First, even as we are comforted, we are reminded that we need comfort due to the magnitude of our sins and the penalty we have paid. We have suffered as a result of our estrangement from God.

Please do not hear that as a theology of retribution. The bad things that happen in our lives are not God’s punishment for our sins. Rather, things go wrong in our lives and we lose sight of God. We try to comfort ourselves with all the wrong things—mood-altering substances like alcohol, extreme busy-ness, spending money, whatever—and the more we do that, the farther away God seems to be. And we suffer.

Second, Isaiah draws attention to the one thing that most reliably causes humankind to suffer, and that is our mortality. We are flowers, beautiful but fragile, for flowers do not last. The wind blows. We wither and die.

I cannot stand here this morning without being reminded that in the past two months (approximately), many of us have gathered here or at Redeemer in Oak Ridge four times to lay to rest members of this community of faith, whose departure left gaping holes, especially in the lives of the Barham and Brodie families, but also in all of our lives.

This world often seems devoid of the comforting presence of God! We often feel forsaken by God! Isaiah reassures us that God is there in the wilderness of our lives. That God patiently waits to speak tenderly to us, to feed us and to gather us and to gently lead us home.

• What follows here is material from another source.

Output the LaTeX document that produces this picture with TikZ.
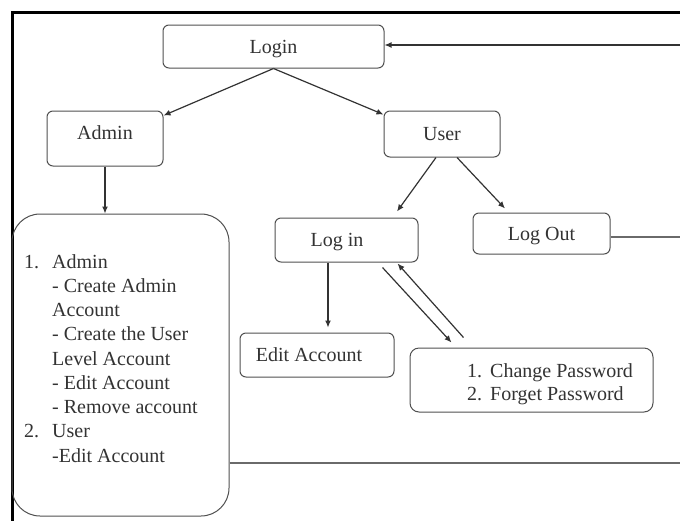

Turning to today’s Gospel lesson (Mark 1:1-8, NRSV), I’m again struck by these opening words:

The beginning of the good news of Jesus Christ, the Son of God.
As it is written in the prophet Isaiah,
"See, I am sending my messenger ahead of you,
who will prepare your way;
the voice of one crying out in the wilderness:
`Prepare the way of the Lord,
make his paths straight,'"

With this enigmatic opening, St. Mark connects his main character, Jesus the Christ, with the God of Hebrew Scripture, through his lead character, John the Baptizer.

John the Baptizer hung out in the wilderness, and people went in droves to hear him—in spite of the fact that he bore the bad news of sin and the need for repentance. Indeed, in Matthew’s account, John calls the religious elite of his day a brood of vipers!

So why did the people flock to him? As Mark says, he also bore the good news of another to come, one who would share with us the forgiving waters of baptism, but one who had more—much more—to offer.

The one who is more powerful than I is coming after me, John said. I have baptized you with water; but he will baptize you with the Holy Spirit.

We go into the wilderness to repent, wait and prepare. In today’s epistle (1 Peter 3:8-15a, NRSV), St. Peter tells us how: Patiently, because God’s days are unlike ours and God has been more than patient with us. Keeping awake, for we do not know when God comes again. Living godly lives, doing the things God has called us to do to hasten the kingdom—which we know from Jesus’ teaching means loving God and our neighbor as ourselves.

Dear friends, let us hang out for awhile in the holy land of Advent. For here we find God’s comforting promise of mercy and grace bestowed in the coming of the one for whom we prepare—the one of power and glory who baptizes with the Holy Spirit.